The Poisson-Fourier Transform for bicrossed products I: Abelian approximations and the quantum duality principle
A. Massar
TL;DR
The paper develops a framework to realize Drinfel'd's quantum duality principle for bicrossed products of locally compact groups by introducing abelian approximations and the Poisson--Fourier transform. It constructs a unitary PF transform that links quantizations of matched extensions G and H, enabling an isomorphism between the dual quantum groups of their quantizations. The approach combines cocycle bicrossed products, partial Fourier transforms, and careful matching of abelian approximations to produce explicit quantizations, illustrated through ax+b, Heisenberg, nilpotent, reductive homogeneous spaces, and a 3D example. This work broadens the operator-algebraic realization of quantum duality and provides a practical toolkit to generate and compare new quantum group quantizations arising from bicrossed structures.
Abstract
The quantum duality Principle of Drinfel'd states that any quantization ${\mathcal{G}}_{\hbar}$ of a Poisson-Lie group $\mathcal{G}$ should be dual as a quantum group to a quantization $\mathcal{G}^*_{\hbar}$ of the Poisson dual group $\mathcal{G}^*\!\!$. In this paper we consider pairs $(\mathcal{G} = G \ltimes V, \mathcal{G}^* = H \ltimes W)$ with $V, W$ abelian, where we can realise the quantizations ${\mathcal{G}}_{\hbar}$ and $\mathcal{G}^*_{\hbar}$ as a bicrossed product between $G$ and $H$ in the setting of locally compact quantum groups.

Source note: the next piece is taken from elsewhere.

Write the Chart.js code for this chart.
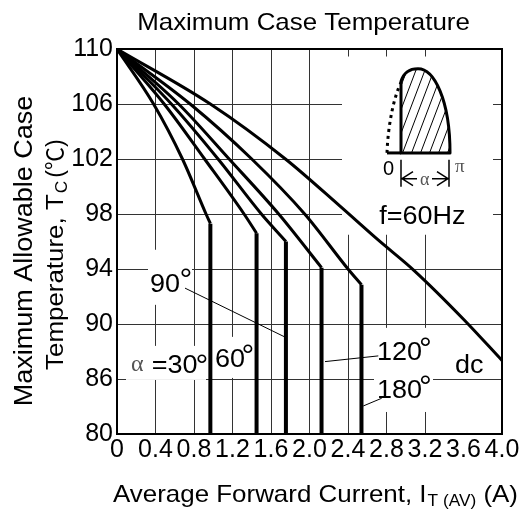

Assuming the existence of suitable maps $η_G : G \to \hat W$ and $η_H : H \to \hat V$ which we call abelian approximations, we implement the quantum duality principle by constructing an explicit unitary operator $\mathcal{F}_{\mathcal{G}} : \mathrm{L}^2(\mathcal{G}) \to \mathrm{L}^2(\mathcal{G}^*)$, the Poisson-Fourier transform between $\mathcal{G}$ and $\mathcal{G}^*$. It induces an isomorphism of locally compact quantum group $\mathcal{F}_{\mathcal{G}} : \hat{\mathcal{G}}_{\hbar} \cong \mathcal{G}^*_{\hbar}$. After discussing the general framework for the Poisson-Fourier transform, we present several classes of examples of this phenomenon.